Diritti delle donne in Afghanistan: un passo avanti, dieci indietro.
Di Gabriella Tesoro, 10.02.2014 – it.ibtimes.com
Rischiano di andare per aria 12 anni di successi in materia dei diritti delle donne in Afghanistan.
I motivi sono diversi. In primo luogo, c’è un negoziato segreto tra il presidente Hamid Karzai e i talebani che sta facendo tremare i sostenitori del sesso femminile. In secondo luogo, c’è il mancato accordo con gli Stati Uniti sulla sicurezza a lungo termine, che potrebbe portare le forze interazionali americane e le agenzie umanitarie a lasciare il Paese. Per intenderci, si tratta dei maggiori difensori dei diritti delle donne afghane. In terzo luogo, nella lista degli undici candidati alle prossime elezioni presidenziali di aprile, ci sono molti signori della guerra e fondamentalisti islamici che condividono il punto di vista dei talebani.
Le conseguenze cominciano già ad essere evidenti. Da luglio, quattro agenti donne della polizia sono state uccise e lo scorso anno diversi membri femminili del Parlamento hanno rischiato di essere assassinate nella provincia di Ghazni.
A peggiorare questo clima di intolleranza ci pensa proprio il Parlamento che aveva proposto di abrogare l’obbligo di riservare il 25 per cento dei seggi dei consigli provinciali alle donne.

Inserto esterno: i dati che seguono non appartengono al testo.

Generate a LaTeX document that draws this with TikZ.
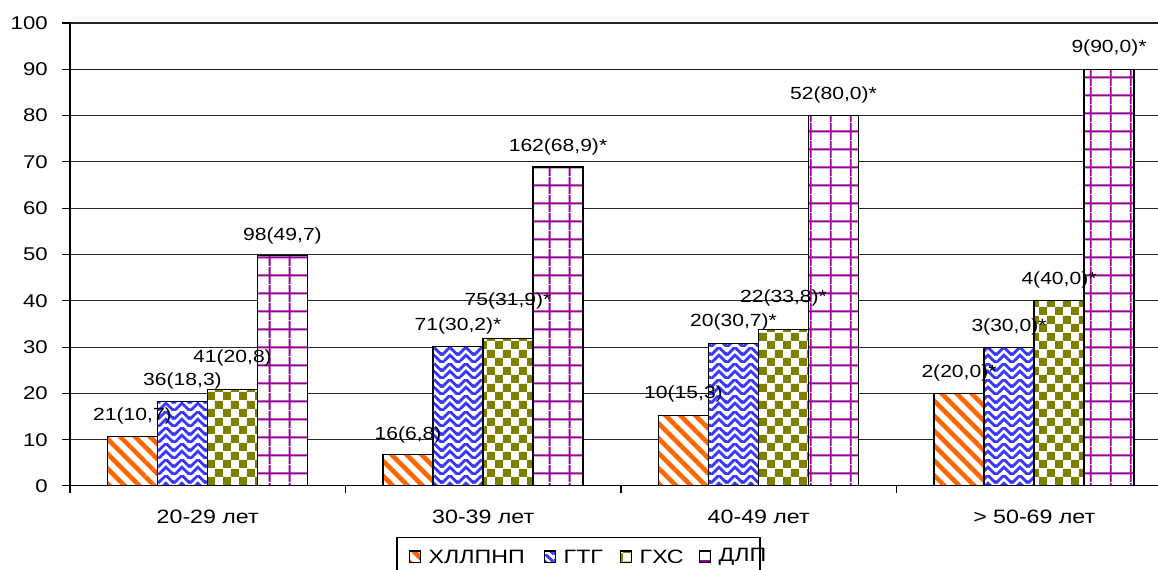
\documentclass[tikz,border=0pt]{standalone}
\usepackage{fontspec}
\setmainfont{Liberation Sans}[FakeStretch=1.2]
\usetikzlibrary{positioning,patterns.meta}
\definecolor{hlorange}{HTML}{FF6600}
\definecolor{gtgblue}{HTML}{3838FF}
\definecolor{ghsolive}{HTML}{808000}
\definecolor{dlppurple}{HTML}{990099}
\tikzdeclarepattern{name=weave, type=colored,
	bottom left={(0pt,0pt)}, top right={(9pt,9pt)}, tile size={(9pt,9pt)},
	code={\draw[gtgblue,line width=1.6pt] (0pt,0pt) -- (4.5pt,4.5pt) -- (9pt,0pt);
	      \draw[gtgblue,line width=1.6pt] (0pt,4.5pt) -- (4.5pt,9pt) -- (9pt,4.5pt);}}
\tikzdeclarepattern{name=checkers, type=colored,
	bottom left={(0pt,0pt)}, top right={(9.1pt,9.7pt)}, tile size={(9.1pt,9.7pt)},
	code={\fill[ghsolive] (0pt,0pt) rectangle (4.55pt,4.85pt);
	      \fill[ghsolive] (4.55pt,4.85pt) rectangle (9.1pt,9.7pt);}}
\tikzdeclarepattern{name=purplegrid, type=colored,
	bottom left={(0pt,0pt)}, top right={(11.4pt,10pt)}, tile size={(11.4pt,10pt)},
	code={\draw[dlppurple,line width=1.1pt] (5.7pt,0pt) -- (5.7pt,10pt);
	      \draw[dlppurple,line width=1.1pt] (0pt,5pt) -- (11.4pt,5pt);}}
\tikzset{bar/.style={draw=black,line width=0.6pt,preaction={fill=white}},
	 serA/.style={bar,pattern={Lines[angle=-45,distance=6pt,line width=2.6pt]},pattern color=hlorange},
	 serB/.style={bar,pattern=weave},
	 serC/.style={bar,pattern=checkers},
	 serD/.style={bar,pattern=purplegrid},
	 gridline/.style={black!85,line width=0.6pt},
	 ticklbl/.style={font=\fontsize{10.5}{12}\selectfont,inner sep=0pt,anchor=east},
	 catlbl/.style={font=\fontsize{11}{13}\selectfont,inner sep=0pt},
	 vallbl/.style={font=\fontsize{10}{12}\selectfont,inner sep=0pt},
	 swatch/.style={minimum size=6.6pt,inner sep=0pt},
	 legtxt/.style={font=\fontsize{11}{13}\selectfont,inner sep=0pt},
	 node distance = 4pt
	 }

\begin{document}
\begin{tikzpicture}[x=0.02cm,y=0.0926cm] % x in pixels, y in per cent
	\useasboundingbox[fill=white] (0,-18.14) rectangle (1158,104.97);
	% grid and value axis
	\foreach \v in {0,10,...,100} {
	  \draw[gridline] (70,\v) -- (1158,\v);
	  \draw[line width=0.6pt] (62,\v) -- (70,\v);
	  \node[ticklbl] (y\v) at (48,\v) {\v};
	}
	% bars
	\foreach \g/\a/\b/\c/\d in {0/10.7/18.3/20.8/49.7, 1/6.8/30.2/31.9/68.9, 2/15.3/30.7/33.8/80.0, 3/20/30/40/90} {
	  \pgfmathsetmacro{\s}{107.5+275.5*\g}
	  \draw[serA] (\s,0) rectangle ++(50,\a);
	  \draw[serB] (\s+50,0) rectangle ++(50,\b);
	  \draw[serC] (\s+100,0) rectangle ++(50,\c);
	  \draw[serD] (\s+150,0) rectangle ++(50,\d);
	}
	% axes
	\draw[line width=0.6pt] (70,0) -- (70,100);
	\draw[line width=0.6pt] (70,0) -- (1158,0);
	\foreach \g in {0,1,2,3} \draw[line width=0.6pt] (70+275.5*\g,0) -- (70+275.5*\g,-1.6);
	% categories
	\node[catlbl] (c1) at (207.75,-6.7) {20-29 лет};
	\node[catlbl] (c2) at (483.25,-6.7) {30-39 лет};
	\node[catlbl] (c3) at (758.75,-6.7) {40-49 лет};
	\node[catlbl] (c4) at (1034.25,-6.7) {> 50-69 лет};
	% data labels
	\node[vallbl] (l11) at (132.5,15.1) {21(10,7)};
	\node[vallbl] (l12) at (182.5,22.7) {36(18,3)};
	\node[vallbl] (l13) at (232.5,27.6) {41(20,8)};
	\node[vallbl] (l14) at (282.5,54.1) {98(49,7)};
	\node[vallbl] (l21) at (408,11.0) {16(6,8)};
	\node[vallbl] (l22) at (458,34.6) {71(30,2)*};
	\node[vallbl] (l23) at (508,40.0) {75(31,9)*};
	\node[vallbl] (l24) at (558,73.3) {162(68,9)*};
	\node[vallbl] (l31) at (683.5,19.9) {10(15,3)};
	\node[vallbl] (l32) at (733.5,35.4) {20(30,7)*};
	\node[vallbl] (l33) at (783.5,40.6) {22(33,8)*};
	\node[vallbl] (l34) at (833.5,84.4) {52(80,0)*};
	\node[vallbl] (l41) at (959,24.4) {2(20,0)*};
	\node[vallbl] (l42) at (1009,34.3) {3(30,0)*};
	\node[vallbl] (l43) at (1059,44.5) {4(40,0)*};
	\node[vallbl] (l44) at (1109,94.6) {9(90,0)*};
	% legend
	\draw[line width=0.6pt] (397,-11.23) rectangle (760,-19);
	\node[swatch,serA] (kA) at (415,-15.3) {};
	\node[legtxt] (tA) [right= of kA] {ХЛЛПНП};
	\node[swatch,serB] (kB) at (550,-15.3) {};
	\node[legtxt] (tB) [right= of kB] {ГТГ};
	\node[swatch,serC] (kC) at (626,-15.3) {};
	\node[legtxt] (tC) [right= of kC] {ГХС};
	\node[swatch,serD] (kD) at (705,-15.3) {};
	\node[legtxt] (tD) [right= of kD] {ДЛП};
\end{tikzpicture}
\end{document}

Dopo un’intensa attività di lobbying, gli attivisti sono riusciti a ottenere comunque un 20 per cento dei seggi, e ora si attende solo la firma del presidente. “I nemici giurati delle donne hanno quasi eliminato la quota – ha tuonato Soraya Sobhrang, rappresentante nazionale delle donne per Human Rights Commission – Hanno comunque il potere di aprire la strada a qualunque legge vogliano”. E infatti, un’altra proposta di legge favorisce i matrimoni precoci, in quanto aumenta i diritti di tutela che i padri hanno sui figli rispetto alle madri e agli stessi tribunali. Un ultimo disegno di legge vieta nei processi di ascoltare la testimonianza di un membro della famiglia contro un altro, rendendo di fatto impossibile perseguire la violenza domestica che in Afghanistan è altissima.
L’ultimo spiraglio per evitare l’approvazione di questi due progetti di legge rimane proprio il presidente Karzai, che potrebbe rifiutarsi di approvarli, ma, dopo i negoziati dei talebani, sarà difficile prevedere le sue mosse.
Secondo quanto si legge nella sezione dedicata all’Afghanistan del rapporto 2013 di Human Rights Watch, questi enormi passi indietro sono causati anche dal calo di attenzione che la comunità internazionale ha nei confronti del Paese: “Con l’interesse internazionale in Afghanistan rapidamente calante, gli oppositori dei diritti delle donne hanno colto l’opportunità per ridurre i progressi compiuti dopo la fine del regime talebano”.
A favore dei provvedimenti contro le donne si è schierato il deputato Qazi Nazir Ahmad Hanafi, che accusa le attiviste di essere anti-islamiche: “Quelli che sono contro queste leggi sono le persone che possiedono i centri di accoglienza (si tratta di rifugi nati in tutto l’Afghanistan dopo la caduta dei talebani, che accolgono le vittime di violenza, ndr) e li gestiscono come bordelli. Queste persone non hanno aiutato le donne in Afghanistan, hanno distrutto le famiglie. Questo è un Paese islamico e le donne saranno trattate e rispettate secondo la guida islamica”.
Hasina Safi, un’attivista che gestisce un’ampia rete di organizzazioni che tutelano i diritti delle donne, ha affermato che nelle ultime tre settimane, data la situazione allarmante, molti gruppi hanno avuto una serie di colloqui con le ambasciate occidentali, ricevendo rassicurazioni sul fatto che l’assistenza finanziaria non sarebbe stata interrotta. Ma il problema è sempre quello: in Afghanistan le organizzazioni in difesa delle donne sono promosse, sostenute e finanziate da donatori internazionali, raramente all’interno del Paese, e prima o poi Kabul dovrà tagliare il cordone ombelicale. Che ne sarà allora di quelle donne?
Nader Nadery, direttore dell’Afghanistan Research and Evaluation Unit, è ottimista: “I gruppi di donne afghane non sono più voci individuali. Ora sono una potente voce collettiva, se non un movimento vero e proprio, e sarà difficile per qualsiasi politico ignorarla completamente”.
Insomma, i progressi sui diritti delle donne ci sono, ma sono fragili e oltretutto reversibili. Starà all’Afghanistan del domani dimostrare di saper portare avanti le proprie conquiste, soprattutto quando il cordone ombelicale con la comunità internazionale dovrà essere reciso.